Im about to buy a new 3.5 angle head... For those who use tools which do u reccomend?


----------



## Capt-sheetrock (Dec 11, 2009)

tricounty dwall said:


> Im about to buy a new 3.5 angle head... For those who use tools which do u reccomend?


I prefer Columbia.


----------



## Mudstar (Feb 15, 2008)

agreed with the capt.


----------



## pipercub17 (Feb 26, 2010)

Columbia.:thumbsup:


----------



## tricounty dwall (Apr 29, 2010)

thanks guys


----------



## Bill from Indy (Apr 26, 2010)

I personally prefer the northstar but have a columbia too...after doing some tweaking to the columbia, its an ok head...I just don't care for the "unbreakable" blades....I hear the 3.5 bonehead is a good head also, but have no personal experience with it


----------



## Bevelation (Dec 20, 2008)

I'm still messing around with my Columbia 3.5" to get it to coat right.


----------



## Capt-sheetrock (Dec 11, 2009)

Bevelation said:


> I'm still messing around with my Columbia 3.5" to get it to coat right.


Whats it doing,,, maybe we can help.


----------



## cazna (Mar 28, 2010)

I love my DM 2.5 & 3.5 speed wheel bone heads. I can much recommend.


----------



## Bevelation (Dec 20, 2008)

Capt-sheetrock said:


> Whats it doing,,, maybe we can help.


 I mentioned in a thread I made that it wasn't filling the angles in heavily enough.


----------



## PETE (Apr 2, 2008)

i got a dm bonehead and it pretty good. no complaints


----------



## drywallguy898 (Aug 12, 2010)

If your angle head is not leaving enough mud you need to lower your side blades to allow more rock.


----------



## TheToolDr (Nov 27, 2009)

Bevelation said:


> I'm still messing around with my Columbia 3.5" to get it to coat right.


I've seen different approaches to successful angle head set-up.
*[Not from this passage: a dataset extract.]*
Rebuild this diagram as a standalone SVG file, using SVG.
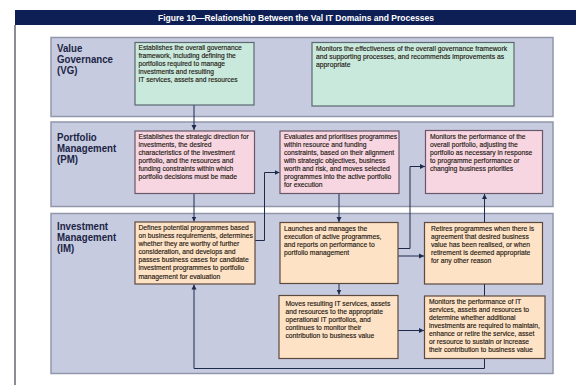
<svg xmlns="http://www.w3.org/2000/svg" width="576" height="385" viewBox="0 0 576 385">
<style>
.band{fill:#c6cbe0;stroke:#9196ab;stroke-width:1.5}
.lbl{font-family:"Liberation Sans",Arial,sans-serif;font-weight:bold;font-size:11px;fill:#1c2444}
.t{font-family:"Liberation Sans",Arial,sans-serif;font-size:7.5px;fill:#24160f;stroke:#24160f;stroke-width:0.15}
.vg{fill:#c9e9dd;stroke:#5d6870;stroke-width:1.2}
.pm{fill:#f7d6e2;stroke:#6a5868;stroke-width:1.2}
.im{fill:#fde2c6;stroke:#5e4a3c;stroke-width:1.2}
.c{fill:none;stroke:#1e2a4a;stroke-width:1}
</style>
<defs>
<marker id="ah" markerWidth="6" markerHeight="6" refX="5" refY="3" orient="auto" markerUnits="userSpaceOnUse">
<path d="M0,0.5 L5,3 L0,5.5 Z" fill="#1e2a4a"/>
</marker>
</defs>
<rect x="0" y="0" width="576" height="385" fill="#ffffff"/>
<g id="frame">
<rect x="15" y="10" width="561" height="15" fill="#0e1f55"/>
<line x1="15" y1="25" x2="15" y2="385" stroke="#1a1a2a" stroke-width="1"/>
<text transform="translate(296,20.5) scale(0.95 1)" text-anchor="middle" font-family="Liberation Sans, Arial, sans-serif" font-weight="bold" font-size="9" fill="#ffffff">Figure 10—Relationship Between the Val IT Domains and Processes</text>
</g>
<g id="band-vg">
<rect class="band" x="51" y="37.5" width="502" height="79"/>
<text class="lbl" transform="translate(57,52) scale(0.88 1)"><tspan x="0" y="0">Value</tspan><tspan x="0" y="11.2">Governance</tspan><tspan x="0" y="22.4">(VG)</tspan></text>
</g>
<g id="band-pm">
<rect class="band" x="51" y="122" width="502" height="84.5"/>
<text class="lbl" transform="translate(57,140.5) scale(0.88 1)"><tspan x="0" y="0">Portfolio</tspan><tspan x="0" y="11.5">Management</tspan><tspan x="0" y="23">(PM)</tspan></text>
</g>
<g id="band-im">
<rect class="band" x="51" y="213.5" width="502" height="160"/>
<text class="lbl" transform="translate(57,229.5) scale(0.88 1)"><tspan x="0" y="0">Investment</tspan><tspan x="0" y="11.5">Management</tspan><tspan x="0" y="23">(IM)</tspan></text>
</g>
<g id="connectors">
<path class="c" d="M194,105 V130" marker-end="url(#ah)"/>
<path class="c" d="M194,193.5 V221.5" marker-end="url(#ah)"/>
<path class="c" d="M255,240.5 H264.5 V172.5 H279.5" marker-end="url(#ah)"/>
<path class="c" d="M339,193.5 V222" marker-end="url(#ah)"/>
<path class="c" d="M398,248.5 H410 V166.5 H425" marker-end="url(#ah)"/>
<path class="c" d="M398,256 H424" marker-end="url(#ah)"/>
<path class="c" d="M339,283.5 V294.5" marker-end="url(#ah)"/>
<path class="c" d="M398,330.5 H424" marker-end="url(#ah)"/>
<path class="c" d="M484.5,222.5 V194" marker-end="url(#ah)"/>
<path class="c" d="M484.5,284 V296"/>
<path class="c" d="M484.5,358.5 V368.5 H194 V284.5" marker-end="url(#ah)"/>
</g>
<g id="vg1">
<rect class="vg" x="135" y="42.5" width="119" height="62.5"/>
<text class="t" transform="translate(138.5,50) scale(0.89 1)"><tspan x="0" y="0">Establishes the overall governance</tspan><tspan x="0" y="7.9">framework, including defining the</tspan><tspan x="0" y="15.8">portfolios required to manage</tspan><tspan x="0" y="23.7">investments and resulting</tspan><tspan x="0" y="31.6">IT services, assets and resources</tspan></text>
</g>
<g id="vg2">
<rect class="vg" x="312" y="42.5" width="202" height="63.5"/>
<text class="t" transform="translate(316,51) scale(0.91 1)"><tspan x="0" y="0">Monitors the effectiveness of the overall governance framework</tspan><tspan x="0" y="7.9">and supporting processes, and recommends improvements as</tspan><tspan x="0" y="15.8">appropriate</tspan></text>
</g>
<g id="pm1">
<rect class="pm" x="135" y="131" width="119.5" height="62.5"/>
<text class="t" transform="translate(138.5,138.5) scale(0.9 1)"><tspan x="0" y="0">Establishes the strategic direction for</tspan><tspan x="0" y="8.1">investments, the desired</tspan><tspan x="0" y="16.2">characteristics of the investment</tspan><tspan x="0" y="24.3">portfolio, and the resources and</tspan><tspan x="0" y="32.4">funding constraints within which</tspan><tspan x="0" y="40.5">portfolio decisions must be made</tspan></text>
</g>
<g id="pm2">
<rect class="pm" x="280" y="131" width="119" height="62.5"/>
<text class="t" transform="translate(284,138.5) scale(0.9 1)"><tspan x="0" y="0">Evaluates and prioritises programmes</tspan><tspan x="0" y="8.1">within resource and funding</tspan><tspan x="0" y="16.2">constraints, based on their alignment</tspan><tspan x="0" y="24.3">with strategic objectives, business</tspan><tspan x="0" y="32.4">worth and risk, and moves selected</tspan><tspan x="0" y="40.5">programmes into the active portfolio</tspan><tspan x="0" y="48.6">for execution</tspan></text>
</g>
<g id="pm3">
<rect class="pm" x="425.5" y="130.5" width="117" height="63"/>
<text class="t" transform="translate(430,138.5) scale(0.9 1)"><tspan x="0" y="0">Monitors the performance of the</tspan><tspan x="0" y="8.1">overall portfolio, adjusting the</tspan><tspan x="0" y="16.2">portfolio as necessary in response</tspan><tspan x="0" y="24.3">to programme performance or</tspan><tspan x="0" y="32.4">changing business priorities</tspan></text>
</g>
<g id="im1">
<rect class="im" x="135" y="222" width="120" height="62"/>
<text class="t" transform="translate(138.5,230) scale(0.9 1)"><tspan x="0" y="0">Defines potential programmes based</tspan><tspan x="0" y="8.1">on business requirements, determines</tspan><tspan x="0" y="16.2">whether they are worthy of further</tspan><tspan x="0" y="24.3">consideration, and develops and</tspan><tspan x="0" y="32.4">passes business cases for candidate</tspan><tspan x="0" y="40.5">investment programmes to portfolio</tspan><tspan x="0" y="48.6">management for evaluation</tspan></text>
</g>
<g id="im2">
<rect class="im" x="280" y="222.5" width="118" height="61"/>
<text class="t" transform="translate(284,230.5) scale(0.9 1)"><tspan x="0" y="0">Launches and manages the</tspan><tspan x="0" y="8.1">execution of active programmes,</tspan><tspan x="0" y="16.2">and reports on performance to</tspan><tspan x="0" y="24.3">portfolio management</tspan></text>
</g>
<g id="im3">
<rect class="im" x="424.5" y="222.5" width="118" height="61.5"/>
<text class="t" transform="translate(431,230.5) scale(0.9 1)"><tspan x="0" y="0">Retires programmes when there is</tspan><tspan x="0" y="8.1">agreement that desired business</tspan><tspan x="0" y="16.2">value has been realised, or when</tspan><tspan x="0" y="24.3">retirement is deemed appropriate</tspan><tspan x="0" y="32.4">for any other reason</tspan></text>
</g>
<g id="im4">
<rect class="im" x="279" y="295.5" width="119" height="63"/>
<text class="t" transform="translate(285.5,305.5) scale(0.9 1)"><tspan x="0" y="0">Moves resulting IT services, assets</tspan><tspan x="0" y="8.1">and resources to the appropriate</tspan><tspan x="0" y="16.2">operational IT portfolios, and</tspan><tspan x="0" y="24.3">continues to monitor their</tspan><tspan x="0" y="32.4">contribution to business value</tspan></text>
</g>
<g id="im5">
<rect class="im" x="424.5" y="296" width="120.5" height="62.5"/>
<text class="t" transform="translate(429,303.5) scale(0.9 1)"><tspan x="0" y="0">Monitors the performance of IT</tspan><tspan x="0" y="8.1">services, assets and resources to</tspan><tspan x="0" y="16.2">determine whether additional</tspan><tspan x="0" y="24.3">investments are required to maintain,</tspan><tspan x="0" y="32.4">enhance or retire the service, asset</tspan><tspan x="0" y="40.5">or resource to sustain or increase</tspan><tspan x="0" y="48.6">their contribution to business value</tspan></text>
</g>
</svg>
The main objectives are to get the performance you prefer, without settings that cause premature wear on skids or blades.
Techniques that have been used successfully for nearly 30 years are shared in Tool Dr manuals at http://www.all-wall.com/Categories/Taping-Tool-Repair-Manuals/Columbia-Tools-Repair-Manual


----------



## cazna (Mar 28, 2010)

Good book that, I have one and i highly recommend it, :thumbsup:


----------



## smisner50s (Jan 6, 2011)

drywall master with wheels 2.5 and 3.5 ...i have both ..works great no complants


----------